Sweet, sharp, and very nutty, this cheese is from Wisconsin. It’s the Kareem to the Oscar of your favorite Cotes du Rhone, a Baltic Porter, or durn near any cider out there. If it was a song by the Yeah Yeah Yeahs, it would be “Heads Will Roll,” forceful and sweet.
Tangy in a citrus-ey sort of way, lean and sweet, this firm goat’s milk cheese is from Italy. It’s the Will to the Jada of your favorite Toscana Bianco, a Kolsch, an Basque Cider, or a Whistle Pig rye. If it was a David Bowie recording it would be Lodger, probing but accessible.
We don’t carry Caprotto at 67Gourmet; I wish we did.
Earthy, buttery and grassy, this cow’s milk cheese is from France. It’s the Roger Daltrey to the Pete Townshend of your favorite dark lager, a Picpoul de Pinet, or a sweet cider. If it was a PJ Harvey recording, it would be Let England Shake, forceful and accessible.

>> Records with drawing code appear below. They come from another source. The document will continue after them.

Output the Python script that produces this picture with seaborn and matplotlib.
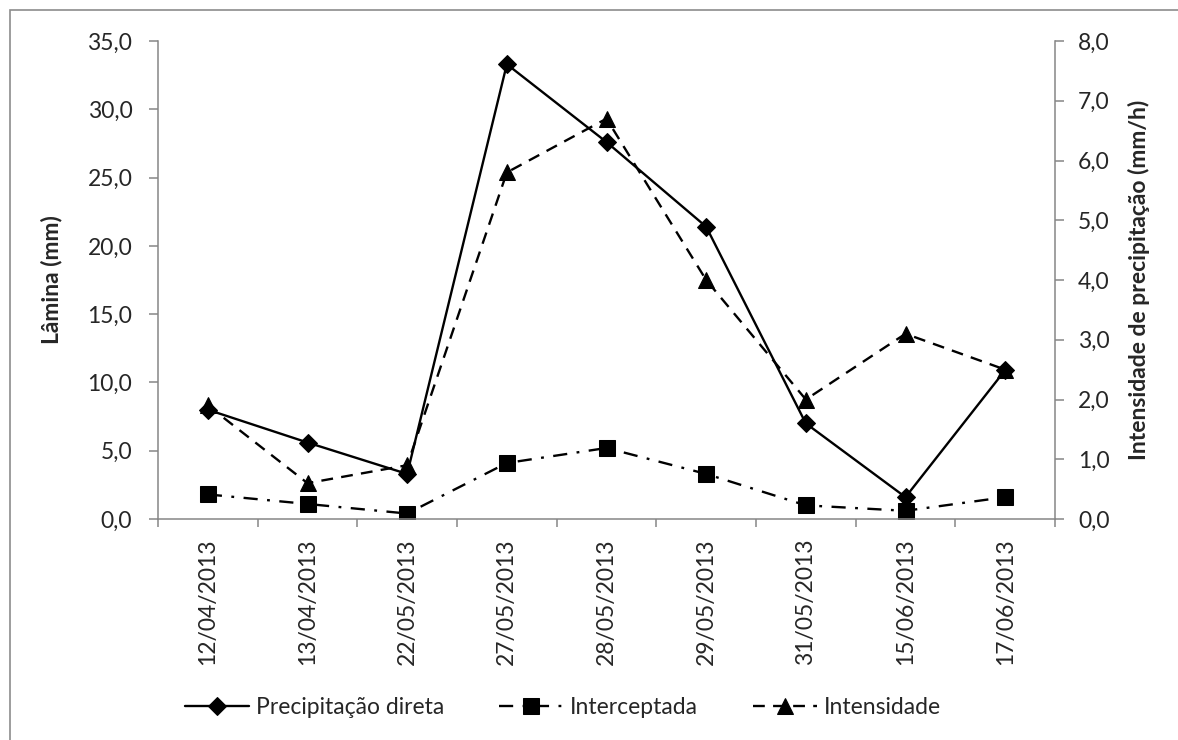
import matplotlib
matplotlib.use("Agg")
import matplotlib.pyplot as plt
import seaborn as sns
import numpy as np
import pandas as pd
from matplotlib.patches import Rectangle
from matplotlib.ticker import FuncFormatter, FixedLocator

# ---- data ----
dates = ["12/04/2013", "13/04/2013", "22/05/2013", "27/05/2013", "28/05/2013",
         "29/05/2013", "31/05/2013", "15/06/2013", "17/06/2013"]
precip_direta = [8.0, 5.6, 3.3, 33.3, 27.6, 21.4, 7.0, 1.6, 10.9]
interceptada = [1.8, 1.1, 0.4, 4.1, 5.2, 3.3, 1.0, 0.6, 1.6]
intensidade = [1.9, 0.6, 0.9, 5.8, 6.7, 4.0, 2.0, 3.1, 2.5]

left_ticks = [0, 5, 10, 15, 20, 25, 30, 35]
right_ticks = [0, 1, 2, 3, 4, 5, 6, 7, 8]

sns.set_theme(style="white")
plt.rcParams['font.family'] = ['Lato', 'DejaVu Sans']

W, H = 1178, 740
fig = plt.figure(figsize=(W / 100, H / 100), dpi=100)
L, R, T, B = 158, 1055, 41, 519
ax = fig.add_axes([L / W, 1 - B / H, (R - L) / W, (B - T) / H])
ax2 = ax.twinx()

df = pd.DataFrame({"pos": np.arange(len(dates)), "date": dates,
                   "precip": precip_direta, "inter": interceptada, "inten": intensidade})

fs = 16.5
sns.lineplot(data=df, x="pos", y="precip", ax=ax, color="black", lw=1.7,
             marker="D", markersize=9, markeredgecolor="black", sort=False,
             linestyle="-", legend=False)
sns.lineplot(data=df, x="pos", y="inter", ax=ax, color="black", lw=1.7,
             marker="s", markersize=11, markeredgecolor="black", sort=False,
             linestyle=(0, (6, 4, 1.2, 4)), legend=False)
sns.lineplot(data=df, x="pos", y="inten", ax=ax2, color="black", lw=1.7,
             marker="^", markersize=11, markeredgecolor="black", sort=False,
             linestyle=(0, (5, 3.5)), legend=False)

fmt = FuncFormatter(lambda v, p: f"{v:.1f}".replace(".", ","))
ax.set_ylim(0, 35)
ax.set_yticks(left_ticks)
ax.yaxis.set_major_formatter(fmt)
ax2.set_ylim(0, 8)
ax2.set_yticks(right_ticks)
ax2.yaxis.set_major_formatter(fmt)

ax.set_xlim(-0.5, len(dates) - 0.5)
ax.set_xticks(df["pos"])
ax.set_xticklabels(dates, rotation=90, fontsize=fs)
ax.xaxis.set_minor_locator(FixedLocator(np.arange(-0.5, len(dates), 1.0)))
ax.tick_params(axis="x", which="major", length=0, pad=14)
ax.tick_params(axis="x", which="minor", length=6, width=1.1, color="#868686", direction="out", bottom=True)
ax.tick_params(axis="y", length=6.5, width=1.1, color="#868686", direction="out", labelsize=fs, pad=12, left=True)
ax2.tick_params(axis="y", length=6.5, width=1.1, color="#868686", direction="out", labelsize=fs, pad=10, right=True)
ax.set_xlabel("")
ax.set_ylabel("Lâmina (mm)", fontsize=fs, fontweight="bold")
ax2.set_ylabel("Intensidade de precipitação (mm/h)", fontsize=fs, fontweight="bold")
ax.yaxis.set_label_coords(-0.107, 0.5)
ax2.yaxis.set_label_coords(1.081, 0.5)

for a in (ax, ax2):
    a.grid(False)
    a.spines["top"].set_visible(False)
    for s in ("left", "right", "bottom"):
        a.spines[s].set_color("#868686")
        a.spines[s].set_linewidth(1.1)
ax.spines["right"].set_visible(False)
ax2.spines["left"].set_visible(False)
ax2.spines["bottom"].set_visible(False)

handles = [ax.lines[0], ax.lines[1], ax2.lines[0]]
labels = ["Precipitação direta", "Interceptada", "Intensidade"]
fig.legend(handles, labels, loc="center", bbox_to_anchor=(563 / W, 1 - 708 / H),
           ncol=3, frameon=False, fontsize=fs, handlelength=2.8, columnspacing=2.4,
           handletextpad=0.3)

fig.add_artist(Rectangle((10 / W, -0.1), 1.2, 1.1 - 10 / H, transform=fig.transFigure,
                         fill=False, edgecolor="#8c8c8c", lw=1.2))

fig.savefig("out.png", dpi=100)
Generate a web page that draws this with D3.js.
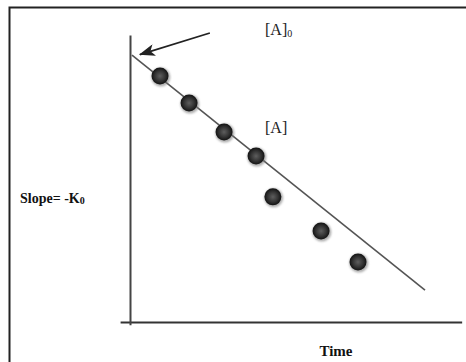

We don’t carry St. Nectaire at 67Gourmet, but we might in some future iteration.
Buttery, peppery and earthy, this sheep’s milk blue cheese is from Devon England. It’s the Mick to the Keith of your favorite Pinot Blanc, a Belgian Strong Dark Ale, a Scrumpy Hard Cider, or any bourbon with a distinctly vanilla-ey finish. If it was a Talking Heads song outtake from More Songs About Buildings and Food, it would be the demo of “The Big Country,” lighter yet potent.
We don’t carry Beenleigh Blue at 67Gourmet, but we wish we did.
Luscious, creamy and just a smidge fungal, this triple cream is named for the author of The Physiologyof Taste by Pierre Androuet, the cheesemonger who wrote Le Guide du Fromage. It’s Simone de Beauvoir to the Jean-Paul Sartre of your favorite grower Champagne, a Citra hopped hazy IPA, or a fizzt cocktail. If it was a phase of Miles Davis’s career it would be the first quintet, elegant and substantial.
Buttery, herbal and tangy, this long gone cheese was from Washington state. It was the Kurt to the Courtney of your favorite Basque Farmhouse Cider, a Saison Dupont, and or an unoaked Chardonnay. If it was a jazz saxophonist, it would be James Moody, warm, inviting and gone.
We don’t carry Sally Jackson Sheep at 67Gourmet as she stopped making it in 2010.
Earthy, elegant and smooth in the finish, this classic French cheese is often referred to as Tomme by people proud of their French descent. It’s the Jean Seberg to the Jean Paul Belmondo of your favorite Pinot Noir, a Strata hopped hazy IPA, or a Templeton Rye. If it was a Miles Davis recording, it would be any of Walkin’, Steamin’ or Relaxing, confident, and subtle.
We dream of carrying Tomme de Savoie at 67Gourmet.
Funky, creamy and seductive, this washed rind, creamy cow’s milk cheese is from Northern California. It’s the Brownie to the Max of your favorite Riesling, a barrel aged sour, a Four Roses Small Batch. If it was a Secret Society tune it would “The Neighborhood,” driving and straightforward with an edge.
We don’t presently carry Red Hawk at 67Gourmet but who knows what the future holds.
Garlicky, Fungal and sumptuous, this camembert-like cheese is from England. It’s the Ferry to the Eno of your favorite Gruner Veltliner, a Strata hopped hazy IPA or a peaty Scotch. If it were a Talking Heads recording, it would be More Songs About Buildings and Food, contained pleasure but just barely.
We don’t carry Tunworth at 67Gourmet and I don’t think any other American store does either.
Buttery, herbal and seductively smooth, this cornerstone sheep’s milk cheese is from the Basque regions of France. It’s the Felix to the Oscar of your favorite Tempranillo, a farmhouse ale, or a subtle cocktail. If it was a David Bowie recording, it would be Low, nuanced, and substantial.
We don’t carry Ossau-Iraty at 67Gourmet, but we dream of it.